Background: Statins lower high-sensitivity C-reactive protein (hsCRP) and cholesterol concentrations, and hypothesis generating analyses suggest that clinical outcomes improve in patients given statins who achieve hsCRP concentrations less than 2 mg/L in addition to LDL cholesterol less than 1.8 mmol/L (<70 mg/dL). However, the benefit of lowering both LDL cholesterol and hsCRP after the start of statin therapy is controversial. We prospectively tested this hypothesis.
Methods: In an analysis of 15 548 initially healthy men and women participating in the JUPITER trial (87% of full cohort), we prospectively assessed the effects of rosuvastatin 20 mg versus placebo on rates of non-fatal myocardial infarction, non-fatal stroke, admission for unstable angina, arterial revascularisation, or cardiovascular death (prespecified endpoints) during a maximum follow-up of 5 years (median 1.9 years), according to on-treatment concentrations of LDL cholesterol (>/=1.8 mmol/L or <1.8 mmol/L) and hsCRP (>/=2 mg/L or <2 mg/L).
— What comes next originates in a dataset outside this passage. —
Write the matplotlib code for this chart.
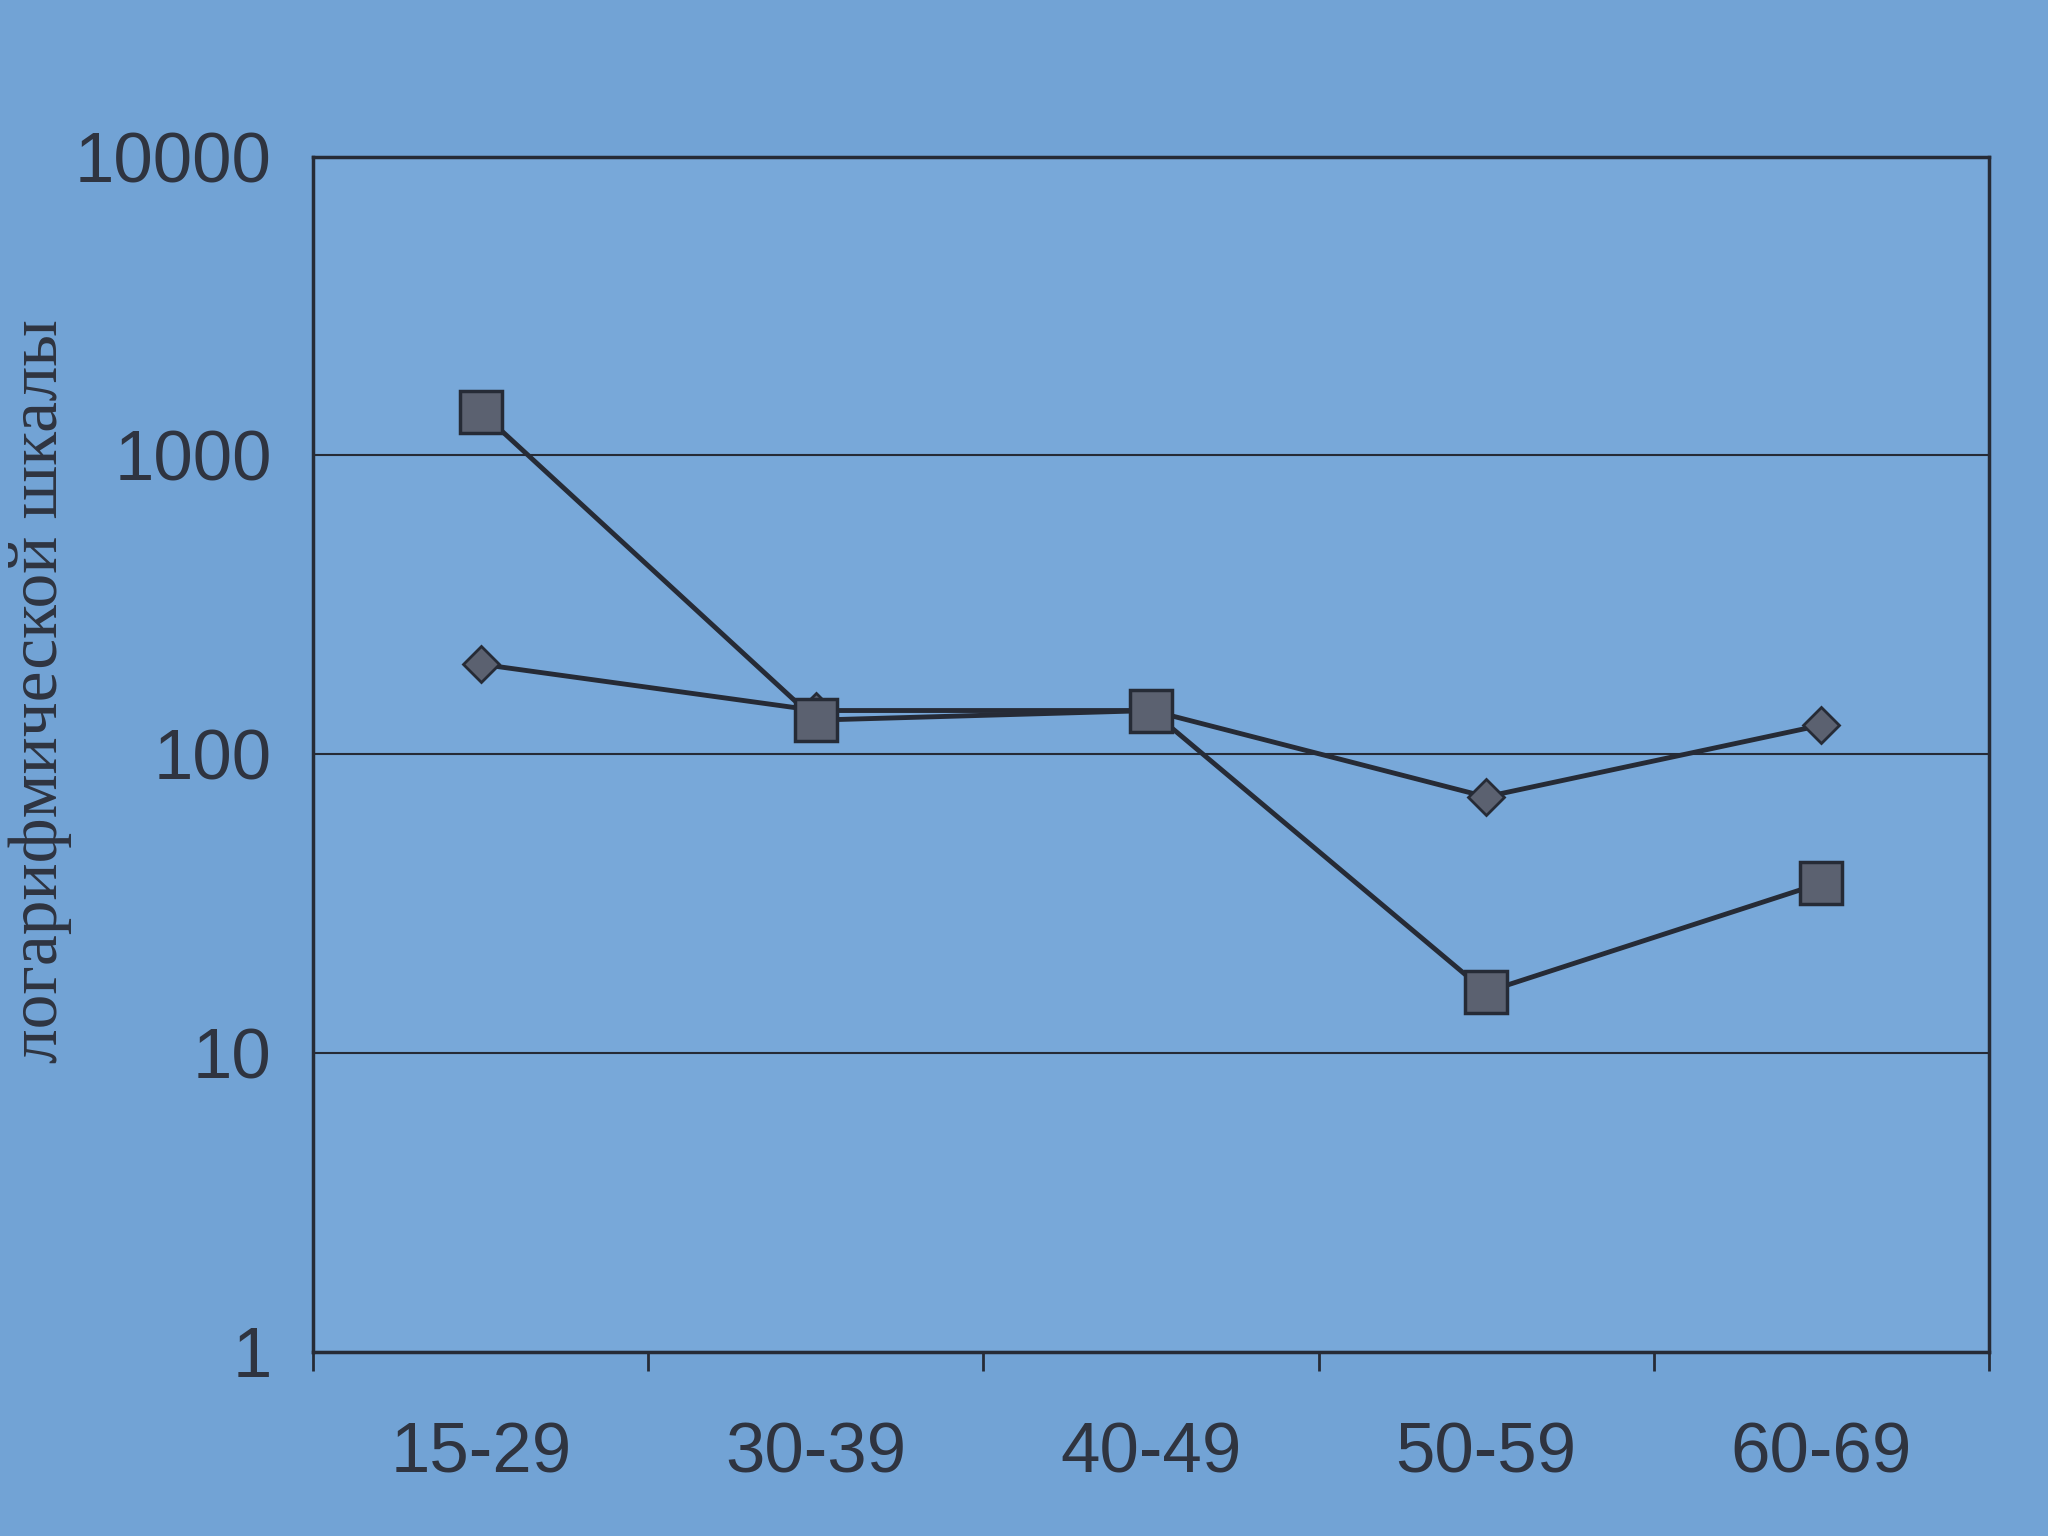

We included all events occurring after randomisation. This trial is registered with ClinicalTrials.gov, number NCT00239681.
Findings: Compared with placebo, participants allocated to rosuvastatin who achieved LDL cholesterol less than 1.8 mmol/L had a 55% reduction in vascular events (event rate 1.11 vs 0.51 per 100 person-years; hazard ratio [HR] 0.45, 95% CI 0.34-0.60, p<0.0001), and those achieving hsCRP less than 2 mg/L a 62% reduction (event rate 0.42 per 100 person-years; HR 0.38, 95% CI 0.26-0.56, p<0.0001). Although LDL cholesterol and hsCRP reductions were only weakly correlated in individual patients (r values <0.15), we recorded a 65% reduction in vascular events in participants allocated to rosuvastatin who achieved both LDL cholesterol less than 1.8 mmol/L and hsCRP less than 2 mg/L (event rate 0.38 per 100 person-years; adjusted HR 0.35, 95% CI 0.23-0.54), versus a 33% reduction in those who achieved one or neither target (event rate 0.74 per 100 person-years; HR 0.67, 95% CI 0.52-0.87) (p across treatment groups <0.0001). In participants who achieved LDL cholesterol less than 1.8 mmol/L and hsCRP less than 1 mg/L, we noted a 79% reduction (event rate 0.24 per 100 person-years; HR 0.21, 95% CI 0.09-0.52). Achieved hsCRP concentrations were predictive of event rates irrespective of the lipid endpoint used, including the apolipoprotein B to apolipoprotein AI ratio.
Interpretation: For people choosing to start pharmacological prophylaxis, reduction in both LDL cholesterol and hsCRP are indicators of successful treatment with rosuvastatin.